Open-source software can, therefore, be more reliable than commercial software because it often has thousands of programmers with a wide variety of requirements using it, testing it and fixing problems they encounter.
Unlike most commercial options, OSS allows you to look at the source code yourself and determine whether it is of good quality or not, making it significantly more transparent than commercial software.
Apart from helping you to determine the quality of the software, this opacity vs transparency issue also impacts security. Perhaps counterintuitively, fans of OSS strongly believe that the fact that the source code has had thousands of skilled eyes on it, means that it is much less likely to include security vulnerabilities.
In addition, compared to commercial software, OSS gives you a much greater degree of control. Users can scrutinise the code and change the parts they don’t like or add functionality where they need it. This agility means using OSS instead of commercial software can enable an organisation to react more quickly to new requirements. It eliminates the barrier of waiting for your supplier to understand, prioritise and deliver the features you need – you can develop them yourself.
Crucially, the life and ongoing usefulness of OSS is not dependent on the health or activity of the company that created it.

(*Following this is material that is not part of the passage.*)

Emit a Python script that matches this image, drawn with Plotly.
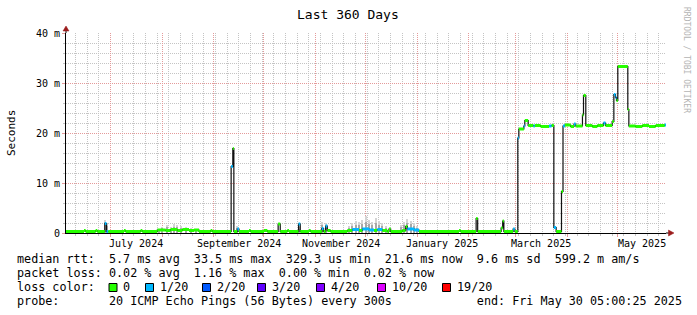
import plotly.graph_objects as go

# ---------------- data ----------------
title_text = "Last 360 Days"
x_start = "2024-06-04 05:00"
x_end = "2025-05-30 05:00"

# median RTT step series (ms) and loss class index (0 -> "0", 1 -> "1/20")
median_dates = [
    "2024-06-04 05:00", "2024-06-15", "2024-06-16", "2024-06-22", "2024-06-23",
    "2024-06-27 12:00", "2024-06-28 12:00", "2024-06-29 12:00",
    "2024-07-09", "2024-07-10", "2024-07-19", "2024-07-20",
    "2024-07-29", "2024-08-03", "2024-08-06", "2024-08-10", "2024-08-13",
    "2024-08-17", "2024-08-20", "2024-08-23", "2024-08-30", "2024-08-31",
    "2024-09-11 07:00", "2024-09-12 07:00", "2024-09-12 22:00",
    "2024-09-15", "2024-09-16", "2024-09-22", "2024-09-23",
    "2024-10-01", "2024-10-03", "2024-10-09 12:00", "2024-10-10 18:00",
    "2024-10-15", "2024-10-16", "2024-10-21 18:00", "2024-10-22 18:00",
    "2024-10-28", "2024-10-29",
    "2024-11-04 18:00", "2024-11-05 18:00", "2024-11-07", "2024-11-08", "2024-11-10",
    "2024-11-20", "2024-11-23", "2024-11-27", "2024-11-29", "2024-12-03",
    "2024-12-06", "2024-12-08", "2024-12-11", "2024-12-14", "2024-12-15", "2024-12-16",
    "2024-12-23", "2024-12-25", "2024-12-26", "2024-12-30", "2025-01-02",
    "2025-01-26", "2025-01-27",
    "2025-02-05 07:00", "2025-02-06 05:00",
    "2025-02-20 07:00", "2025-02-21 05:00", "2025-02-21 22:00",
    "2025-02-27 12:00", "2025-02-28 12:00",
    "2025-03-02 07:00", "2025-03-02 22:00", "2025-03-05 22:00", "2025-03-06 12:00",
    "2025-03-08 12:00", "2025-03-11 17:00", "2025-03-12 12:00", "2025-03-16",
    "2025-03-21", "2025-03-22 12:00",
    "2025-03-23 22:00", "2025-03-25 07:00", "2025-03-28 12:00", "2025-03-29 10:00",
    "2025-03-30 12:00", "2025-04-03", "2025-04-05", "2025-04-06",
    "2025-04-10 02:00", "2025-04-10 17:00", "2025-04-12 02:00", "2025-04-16", "2025-04-19",
    "2025-04-22 17:00", "2025-04-23 22:00", "2025-04-27 22:00", "2025-04-28 22:00",
    "2025-04-29 22:00", "2025-04-30 12:00", "2025-05-01 07:00",
    "2025-05-07 07:00", "2025-05-07 22:00", "2025-05-12", "2025-05-16",
    "2025-05-20", "2025-05-24", "2025-05-29 12:00",
]
median_ms = [
    0.3, 0.5, 0.3, 0.5, 0.3,
    1.9, 0.3, 0.3,
    0.5, 0.3, 0.5, 0.3,
    0.6, 0.5, 0.7, 0.5, 0.7,
    0.5, 0.6, 0.3, 0.5, 0.3,
    13.3, 16.9, 0.3,
    0.8, 0.3, 0.5, 0.3,
    0.5, 0.3, 1.8, 0.3,
    0.5, 0.3, 1.8, 0.3,
    0.5, 0.3,
    0.9, 0.3, 1.4, 0.5, 0.3,
    0.5, 0.7, 0.5, 0.8, 0.6,
    0.5, 0.7, 0.5, 0.3, 0.8, 0.3,
    0.5, 1.3, 0.8, 0.6, 0.3,
    0.5, 0.3,
    2.9, 0.3,
    1.0, 2.4, 0.3,
    0.8, 0.3,
    19.0, 20.8, 21.4, 22.5,
    21.5, 21.4, 21.5, 21.3,
    21.4, 21.5,
    1.1, 0.3, 8.3, 21.4,
    21.6, 21.3, 21.8, 21.4,
    23.6, 27.5, 21.5, 21.3, 21.5,
    22.0, 21.5, 22.3, 27.7,
    27.1, 26.5, 33.3,
    24.7, 21.4, 21.3, 21.5,
    21.3, 21.5, 21.6,
]
median_loss = [
    0, 0, 0, 0, 0,
    1, 1, 0,
    0, 0, 0, 0,
    0, 0, 0, 0, 0,
    0, 0, 0, 0, 0,
    1, 0, 0,
    1, 0, 0, 0,
    0, 0, 0, 0,
    0, 0, 1, 0,
    0, 0,
    1, 0, 1, 0, 0,
    0, 1, 0, 1, 1,
    0, 1, 0, 0, 0, 0,
    0, 0, 1, 1, 0,
    0, 0,
    0, 0,
    0, 0, 0,
    1, 0,
    1, 0, 1, 0,
    0, 1, 0, 0,
    1, 0,
    1, 0, 0, 1,
    0, 0, 1, 0,
    0, 0, 0, 0, 0,
    1, 0, 0, 1,
    1, 0, 0,
    0, 0, 0, 0,
    0, 0, 1,
]

# ping spread ("smoke"), ms
smoke_dates = [
    "2024-06-27 12:00", "2024-06-28 12:00",
    "2024-07-30", "2024-08-01", "2024-08-04", "2024-08-06", "2024-08-08",
    "2024-08-10", "2024-08-12", "2024-08-15", "2024-08-18", "2024-08-21",
    "2024-09-15", "2024-10-22", "2024-11-05", "2024-11-07",
    "2024-11-21", "2024-11-23", "2024-11-25", "2024-11-27", "2024-11-29",
    "2024-12-01", "2024-12-03", "2024-12-05", "2024-12-07", "2024-12-09",
    "2024-12-11", "2024-12-13",
    "2024-12-22", "2024-12-24", "2024-12-26", "2024-12-28", "2024-12-30", "2025-01-01",
]
smoke_hi_ms = [
    2.7, 2.0,
    0.9, 1.3, 1.6, 1.2, 1.8,
    1.6, 1.4, 1.2, 1.0, 0.9,
    1.5, 1.2, 2.3, 2.0,
    1.5, 2.0, 2.4, 2.2, 2.6,
    3.4, 2.6, 2.2, 3.0, 2.5,
    2.0, 1.5,
    1.6, 2.2, 2.8, 2.5, 2.0, 1.4,
]
smoke_mid_ms = [
    2.3, 1.4,
    0.7, 1.0, 1.2, 0.9, 1.3,
    1.2, 1.0, 0.9, 0.8, 0.7,
    1.1, 0.9, 1.6, 1.5,
    1.1, 1.4, 1.7, 1.6, 1.8,
    2.3, 1.8, 1.6, 2.0, 1.7,
    1.4, 1.1,
    1.2, 1.6, 2.0, 1.8, 1.4, 1.0,
]

month_grid = ["2024-07-01", "2024-08-01", "2024-09-01", "2024-10-01", "2024-11-01",
              "2024-12-01", "2025-01-01", "2025-02-01", "2025-03-01", "2025-04-01",
              "2025-05-01"]
month_label_dates = ["2024-07-16", "2024-09-16", "2024-11-16", "2025-01-16",
                     "2025-03-16", "2025-05-16"]
month_labels = ["July 2024", "September 2024", "November 2024", "January 2025",
                "March 2025", "May 2025"]
y_tick_vals = [0, 10, 20, 30, 40]
y_tick_text = ["0", "10 m", "20 m", "30 m", "40 m"]

loss_names = ["0", "1/20", "2/20", "3/20", "4/20", "10/20", "19/20"]
loss_colors = ["#26ff00", "#00b8ff", "#0059ff", "#5e00ff", "#7e00ff", "#dd00ff", "#ff0000"]

stats_rtt = ["5.7 ms avg", "33.5 ms max", "329.3 us min", "21.6 ms now", "9.6 ms sd",
             "599.2 m am/s"]
stats_loss = ["0.02 % avg", "1.16 % max", "0.00 % min", "0.02 % now"]
probe_text = "20 ICMP Echo Pings (56 Bytes) every 300s"
end_text = "end: Fri May 30 05:00:25 2025"

# ---------------- layout helpers ----------------
W_FIG, H_FIG = 697, 315
L, T, PW, PH = 66, 33, 600, 200
MONO = "DejaVu Sans Mono"
NB = "\u00a0"


def px_x(px):
    return (px - L) / PW


def px_y(py):
    return (T + PH - py) / PH


fig = go.Figure()

# smoke
fig.add_trace(go.Bar(x=smoke_dates, y=smoke_hi_ms, width=86400000 * 1.3,
                     marker=dict(color="#d4d4d4", line=dict(width=0)), hoverinfo="skip"))
fig.add_trace(go.Bar(x=smoke_dates, y=smoke_mid_ms, width=86400000 * 1.3,
                     marker=dict(color="#a8a8a8", line=dict(width=0)), hoverinfo="skip"))

# black step line of the median
fig.add_trace(go.Scatter(x=median_dates + [x_end], y=median_ms + [median_ms[-1]],
                         mode="lines", line=dict(color="#111111", width=1.2, shape="hv"),
                         hoverinfo="skip"))

# colored median segments by loss
ends = median_dates[1:] + [x_end]
segs = {}
for d0, d1, v, k in zip(median_dates, ends, median_ms, median_loss):
    xs, ys = segs.setdefault(k, ([], []))
    xs += [d0, d1, None]
    ys += [v, v, None]
for k in sorted(segs):
    xs, ys = segs[k]
    fig.add_trace(go.Scatter(x=xs, y=ys, mode="lines",
                             line=dict(color=loss_colors[k], width=3), hoverinfo="skip"))

MAJ = "#e49a9a"
MIN = "#c4c4c4"

fig.update_layout(
    width=W_FIG, height=H_FIG,
    margin=dict(l=L, r=W_FIG - L - PW, t=T, b=H_FIG - T - PH, pad=0),
    paper_bgcolor="white", plot_bgcolor="white",
    showlegend=False, barmode="overlay", bargap=0,
    font=dict(family=MONO, color="#000000", size=10),
)
fig.update_xaxes(
    type="date", range=[x_start, x_end],
    tickmode="array", tickvals=month_grid, showticklabels=False,
    showgrid=True, gridcolor=MAJ, gridwidth=1, griddash="1px,1px",
    ticks="outside", ticklen=3, tickcolor=MAJ,
    minor=dict(tick0="2024-06-03", dtick=7 * 86400000, showgrid=True,
               gridcolor=MIN, griddash="1px,1px", ticks="outside", ticklen=2, tickcolor=MIN),
    showline=True, linecolor="#000000", linewidth=1, zeroline=False, fixedrange=True,
)
fig.update_yaxes(
    range=[0, 40], tickmode="array", tickvals=y_tick_vals, ticktext=y_tick_text,
    tickfont=dict(family=MONO, size=10, color="#000000"),
    showgrid=True, gridcolor=MAJ, gridwidth=1, griddash="1px,1px",
    ticks="outside", ticklen=3, tickcolor=MAJ,
    minor=dict(dtick=2, showgrid=True, gridcolor=MIN, griddash="1px,1px",
               ticks="outside", ticklen=2, tickcolor=MIN),
    showline=True, linecolor="#000000", linewidth=1, zeroline=False, fixedrange=True,
)

ann = []
# month labels
for d, t in zip(month_label_dates, month_labels):
    ann.append(dict(x=d, xref="x", y=px_y(243), yref="paper", text=t, showarrow=False,
                    xanchor="center", yanchor="middle", font=dict(family=MONO, size=10)))
# title
ann.append(dict(x=px_x(348), y=px_y(14), xref="paper", yref="paper", text=title_text,
                showarrow=False, xanchor="center", yanchor="middle",
                font=dict(family=MONO, size=13)))
# y label
ann.append(dict(x=px_x(11), y=px_y(133), xref="paper", yref="paper", text="Seconds",
                showarrow=False, textangle=-90, xanchor="center", yanchor="middle",
                font=dict(family=MONO, size=11)))
# watermark
ann.append(dict(x=px_x(687), y=px_y(60), xref="paper", yref="paper",
                text="RRDTOOL / TOBI OETIKER", showarrow=False, textangle=90,
                xanchor="center", yanchor="middle",
                font=dict(family=MONO, size=8, color="#b4b4b4")))

# legend lines
SEP = NB * 2
line1 = ("median rtt:".ljust(13) + SEP.join(stats_rtt)).replace(" ", NB)
line2 = ("packet loss: " + SEP.join(stats_loss)).replace(" ", NB)
line4 = ("probe:".ljust(13) + probe_text.ljust(52) + end_text).replace(" ", NB)
for text, py in [(line1, 259), (line2, 273), (line4, 301)]:
    ann.append(dict(x=px_x(15), y=px_y(py), xref="paper", yref="paper", text=text,
                    showarrow=False, xanchor="left", yanchor="middle",
                    font=dict(family=MONO, size=11.75)))
ann.append(dict(x=px_x(15), y=px_y(287), xref="paper", yref="paper",
                text="loss" + NB + "color:", showarrow=False, xanchor="left",
                yanchor="middle", font=dict(family=MONO, size=11.75)))

shapes = []
box_left = [109, 145.5, 202.5, 257.5, 316.5, 377.5, 442.5]
text_left = [122, 158.5, 215.5, 270.5, 329.5, 390.5, 456]
for name, col, bx, tx in zip(loss_names, loss_colors, box_left, text_left):
    shapes.append(dict(type="rect", xref="paper", yref="paper",
                       x0=px_x(bx), x1=px_x(bx + 8), y0=px_y(291.5), y1=px_y(283.5),
                       fillcolor=col, line=dict(color="#000000", width=1)))
    ann.append(dict(x=px_x(tx - 1), y=px_y(287), xref="paper", yref="paper", text=name,
                    showarrow=False, xanchor="left", yanchor="middle",
                    font=dict(family=MONO, size=11.75)))

# axis extensions and arrows
ARROW = "#9b1c1c"
shapes.append(dict(type="line", xref="paper", yref="paper", x0=0, x1=0,
                   y0=1, y1=px_y(29), line=dict(color="#000000", width=1)))
shapes.append(dict(type="line", xref="paper", yref="paper", x0=1, x1=px_x(669),
                   y0=0, y1=0, line=dict(color="#000000", width=1)))
shapes.append(dict(type="path", xref="paper", yref="paper",
                   path=f"M {px_x(66)},{px_y(26)} L {px_x(63)},{px_y(31)} L {px_x(69)},{px_y(31)} Z",
                   fillcolor=ARROW, line=dict(color=ARROW, width=0.5)))
shapes.append(dict(type="path", xref="paper", yref="paper",
                   path=f"M {px_x(674)},{px_y(233)} L {px_x(668.5)},{px_y(230)} L {px_x(668.5)},{px_y(236)} Z",
                   fillcolor=ARROW, line=dict(color=ARROW, width=0.5)))

fig.update_layout(annotations=ann, shapes=shapes)
fig.write_html("out.html")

Even if the creating organisation ceases to exist, the software can continue to live and evolve in useful ways.
OSS in the payments space
Open-source software brings with it a long list of fabulous practical benefits to developers, companies and, once implemented, to their customers.
We are excited about the arrival of OSS to another vibrant corner of the technology industry – payments – and fervently believe that their combination will accelerate innovation and increase the value add provided by our industry. But how?
Here are three examples of its likely impact:
- OSS will reduce the amount of time it takes to develop new solutions, literally, from months to weeks.
- By freeing programmers from having to invest time in generic, repetitive developments, it will allow them to focus more time on the really unique areas of their products – on their real differentiations and on features with a high value-add.
- OSS will reduce the time to develop MVPs to, literally, days. This will make it easier to raise money from investors and accelerate the time to reach revenue generation.
In short, the ‘head start’ provided by OSS will reduce risks and up-front costs – and accelerate revenue generation.